Retype exactly the lines from the first one through the line with "(0,0) rectangle (720,540);", including both ends; skip any pictures.

|---|

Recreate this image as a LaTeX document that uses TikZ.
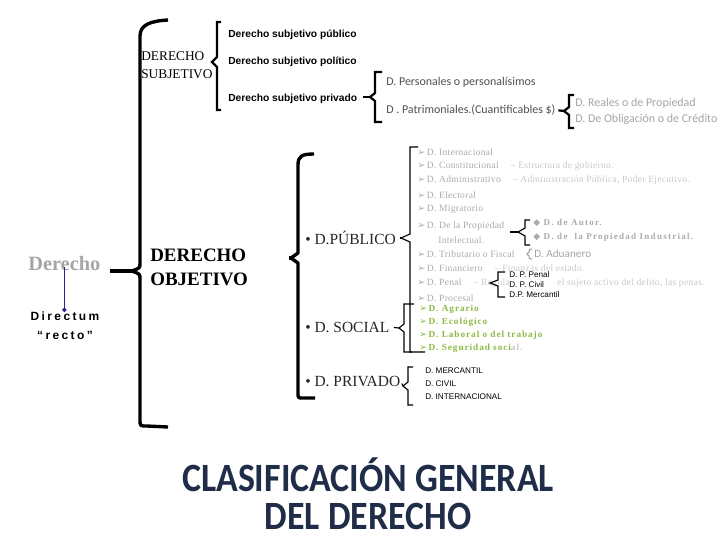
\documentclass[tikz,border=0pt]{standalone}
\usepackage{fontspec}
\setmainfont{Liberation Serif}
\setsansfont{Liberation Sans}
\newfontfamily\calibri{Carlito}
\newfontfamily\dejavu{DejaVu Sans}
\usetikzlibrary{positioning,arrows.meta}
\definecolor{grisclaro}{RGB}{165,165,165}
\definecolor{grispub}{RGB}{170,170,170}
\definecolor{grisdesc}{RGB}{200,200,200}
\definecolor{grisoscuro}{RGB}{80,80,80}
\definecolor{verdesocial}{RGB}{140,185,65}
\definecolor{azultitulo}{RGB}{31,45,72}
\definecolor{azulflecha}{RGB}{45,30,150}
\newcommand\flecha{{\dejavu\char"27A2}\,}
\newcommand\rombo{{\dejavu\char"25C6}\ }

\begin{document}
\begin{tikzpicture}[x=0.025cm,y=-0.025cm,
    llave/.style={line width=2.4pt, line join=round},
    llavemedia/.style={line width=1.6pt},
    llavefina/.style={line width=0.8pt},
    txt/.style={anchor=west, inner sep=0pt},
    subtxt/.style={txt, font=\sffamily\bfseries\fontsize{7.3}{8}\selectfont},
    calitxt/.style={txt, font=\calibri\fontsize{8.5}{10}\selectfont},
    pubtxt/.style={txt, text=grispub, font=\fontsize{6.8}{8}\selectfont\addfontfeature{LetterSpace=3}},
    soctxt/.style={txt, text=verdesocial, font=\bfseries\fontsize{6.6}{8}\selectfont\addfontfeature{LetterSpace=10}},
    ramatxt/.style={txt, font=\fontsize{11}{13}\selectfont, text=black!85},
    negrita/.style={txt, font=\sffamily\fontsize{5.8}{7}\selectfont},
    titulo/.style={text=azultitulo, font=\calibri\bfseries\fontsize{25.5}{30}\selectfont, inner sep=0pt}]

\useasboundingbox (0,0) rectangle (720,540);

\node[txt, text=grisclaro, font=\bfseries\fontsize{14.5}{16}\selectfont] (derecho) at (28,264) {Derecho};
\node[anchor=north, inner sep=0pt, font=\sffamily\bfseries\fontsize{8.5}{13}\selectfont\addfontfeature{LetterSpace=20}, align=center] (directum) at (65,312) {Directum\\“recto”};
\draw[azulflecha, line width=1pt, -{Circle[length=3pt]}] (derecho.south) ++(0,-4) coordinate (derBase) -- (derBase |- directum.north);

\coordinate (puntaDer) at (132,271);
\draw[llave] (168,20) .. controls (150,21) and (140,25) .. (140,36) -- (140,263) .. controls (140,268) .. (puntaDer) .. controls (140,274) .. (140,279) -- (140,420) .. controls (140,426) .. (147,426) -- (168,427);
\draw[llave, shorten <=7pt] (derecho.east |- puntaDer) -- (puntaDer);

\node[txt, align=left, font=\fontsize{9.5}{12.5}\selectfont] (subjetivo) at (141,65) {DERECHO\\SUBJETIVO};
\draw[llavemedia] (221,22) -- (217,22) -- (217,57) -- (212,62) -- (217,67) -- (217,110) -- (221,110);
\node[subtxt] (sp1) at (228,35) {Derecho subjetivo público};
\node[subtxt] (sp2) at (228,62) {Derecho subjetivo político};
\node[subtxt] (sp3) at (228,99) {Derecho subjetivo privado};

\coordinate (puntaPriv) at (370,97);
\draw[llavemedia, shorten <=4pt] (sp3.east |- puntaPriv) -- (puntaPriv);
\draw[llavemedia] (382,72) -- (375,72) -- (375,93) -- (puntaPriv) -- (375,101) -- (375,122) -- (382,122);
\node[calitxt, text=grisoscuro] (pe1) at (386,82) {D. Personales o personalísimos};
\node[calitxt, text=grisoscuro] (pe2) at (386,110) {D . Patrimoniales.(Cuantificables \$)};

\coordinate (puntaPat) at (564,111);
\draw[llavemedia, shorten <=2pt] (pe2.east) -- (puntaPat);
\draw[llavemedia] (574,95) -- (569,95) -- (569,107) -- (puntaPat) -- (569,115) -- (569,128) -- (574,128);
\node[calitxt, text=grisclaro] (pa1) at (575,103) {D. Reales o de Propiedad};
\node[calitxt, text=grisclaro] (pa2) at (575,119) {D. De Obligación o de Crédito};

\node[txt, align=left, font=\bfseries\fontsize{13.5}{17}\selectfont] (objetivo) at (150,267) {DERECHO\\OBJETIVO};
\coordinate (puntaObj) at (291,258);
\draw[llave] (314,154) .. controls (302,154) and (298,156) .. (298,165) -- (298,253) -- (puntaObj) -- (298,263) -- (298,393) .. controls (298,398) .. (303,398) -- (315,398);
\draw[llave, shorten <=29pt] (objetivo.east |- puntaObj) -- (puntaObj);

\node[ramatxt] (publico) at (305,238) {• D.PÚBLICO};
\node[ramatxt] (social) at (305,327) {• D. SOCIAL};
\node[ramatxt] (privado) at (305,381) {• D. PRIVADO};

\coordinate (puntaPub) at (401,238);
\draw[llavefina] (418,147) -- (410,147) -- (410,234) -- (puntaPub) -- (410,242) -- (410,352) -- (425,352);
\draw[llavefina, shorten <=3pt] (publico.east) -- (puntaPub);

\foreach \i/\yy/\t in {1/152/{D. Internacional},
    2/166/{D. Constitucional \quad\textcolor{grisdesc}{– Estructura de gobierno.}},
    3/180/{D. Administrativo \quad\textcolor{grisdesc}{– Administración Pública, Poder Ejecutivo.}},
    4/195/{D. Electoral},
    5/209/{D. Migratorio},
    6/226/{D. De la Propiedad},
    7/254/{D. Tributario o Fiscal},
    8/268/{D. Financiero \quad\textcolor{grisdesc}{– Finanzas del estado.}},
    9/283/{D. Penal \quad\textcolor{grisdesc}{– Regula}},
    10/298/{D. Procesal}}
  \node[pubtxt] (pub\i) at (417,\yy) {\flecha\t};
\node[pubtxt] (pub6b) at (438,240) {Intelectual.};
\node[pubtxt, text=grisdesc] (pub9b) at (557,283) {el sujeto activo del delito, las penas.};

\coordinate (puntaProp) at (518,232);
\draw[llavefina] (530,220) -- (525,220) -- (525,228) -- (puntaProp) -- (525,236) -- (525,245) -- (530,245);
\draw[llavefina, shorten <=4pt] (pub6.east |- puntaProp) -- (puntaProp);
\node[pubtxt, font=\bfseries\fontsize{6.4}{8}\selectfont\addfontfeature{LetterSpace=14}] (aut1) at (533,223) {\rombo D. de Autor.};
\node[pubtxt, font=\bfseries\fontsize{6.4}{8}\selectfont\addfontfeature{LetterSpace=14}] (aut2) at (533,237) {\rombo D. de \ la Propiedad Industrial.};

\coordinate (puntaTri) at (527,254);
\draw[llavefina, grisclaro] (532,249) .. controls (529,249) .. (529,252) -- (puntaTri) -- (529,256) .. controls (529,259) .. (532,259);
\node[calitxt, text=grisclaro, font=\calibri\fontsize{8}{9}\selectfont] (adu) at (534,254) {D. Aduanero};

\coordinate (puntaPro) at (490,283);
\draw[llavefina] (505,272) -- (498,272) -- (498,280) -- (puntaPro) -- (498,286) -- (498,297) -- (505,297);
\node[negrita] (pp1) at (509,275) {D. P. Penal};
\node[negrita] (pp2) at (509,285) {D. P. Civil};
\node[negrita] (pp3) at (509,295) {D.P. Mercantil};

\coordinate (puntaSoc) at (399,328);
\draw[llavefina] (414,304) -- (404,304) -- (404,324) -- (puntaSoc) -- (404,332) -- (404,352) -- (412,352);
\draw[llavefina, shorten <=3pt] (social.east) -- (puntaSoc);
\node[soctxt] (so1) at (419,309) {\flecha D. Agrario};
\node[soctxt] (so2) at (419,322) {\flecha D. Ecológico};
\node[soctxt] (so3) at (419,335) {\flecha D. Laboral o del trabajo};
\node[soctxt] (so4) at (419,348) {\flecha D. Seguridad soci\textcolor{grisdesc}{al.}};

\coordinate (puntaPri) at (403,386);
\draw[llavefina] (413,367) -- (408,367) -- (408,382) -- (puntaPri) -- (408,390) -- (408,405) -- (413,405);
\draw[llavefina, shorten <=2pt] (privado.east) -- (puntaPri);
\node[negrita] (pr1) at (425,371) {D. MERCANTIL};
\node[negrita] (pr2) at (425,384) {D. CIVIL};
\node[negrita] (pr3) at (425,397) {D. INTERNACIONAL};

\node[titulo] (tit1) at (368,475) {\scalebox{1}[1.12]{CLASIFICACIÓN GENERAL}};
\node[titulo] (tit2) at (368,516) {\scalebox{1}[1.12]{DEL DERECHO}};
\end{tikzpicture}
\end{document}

|---|

> [COMPLETE RESPONSE]
Recreate this image as a LaTeX document that uses TikZ.
\documentclass[tikz,border=0pt]{standalone}
\usepackage{fontspec}
\setmainfont{Liberation Serif}
\setsansfont{Liberation Sans}
\newfontfamily\calibri{Carlito}
\newfontfamily\dejavu{DejaVu Sans}
\usetikzlibrary{positioning,arrows.meta}
\definecolor{grisclaro}{RGB}{165,165,165}
\definecolor{grispub}{RGB}{170,170,170}
\definecolor{grisdesc}{RGB}{200,200,200}
\definecolor{grisoscuro}{RGB}{80,80,80}
\definecolor{verdesocial}{RGB}{140,185,65}
\definecolor{azultitulo}{RGB}{31,45,72}
\definecolor{azulflecha}{RGB}{45,30,150}
\newcommand\flecha{{\dejavu\char"27A2}\,}
\newcommand\rombo{{\dejavu\char"25C6}\ }

\begin{document}
\begin{tikzpicture}[x=0.025cm,y=-0.025cm,
    llave/.style={line width=2.4pt, line join=round},
    llavemedia/.style={line width=1.6pt},
    llavefina/.style={line width=0.8pt},
    txt/.style={anchor=west, inner sep=0pt},
    subtxt/.style={txt, font=\sffamily\bfseries\fontsize{7.3}{8}\selectfont},
    calitxt/.style={txt, font=\calibri\fontsize{8.5}{10}\selectfont},
    pubtxt/.style={txt, text=grispub, font=\fontsize{6.8}{8}\selectfont\addfontfeature{LetterSpace=3}},
    soctxt/.style={txt, text=verdesocial, font=\bfseries\fontsize{6.6}{8}\selectfont\addfontfeature{LetterSpace=10}},
    ramatxt/.style={txt, font=\fontsize{11}{13}\selectfont, text=black!85},
    negrita/.style={txt, font=\sffamily\fontsize{5.8}{7}\selectfont},
    titulo/.style={text=azultitulo, font=\calibri\bfseries\fontsize{25.5}{30}\selectfont, inner sep=0pt}]

\useasboundingbox (0,0) rectangle (720,540);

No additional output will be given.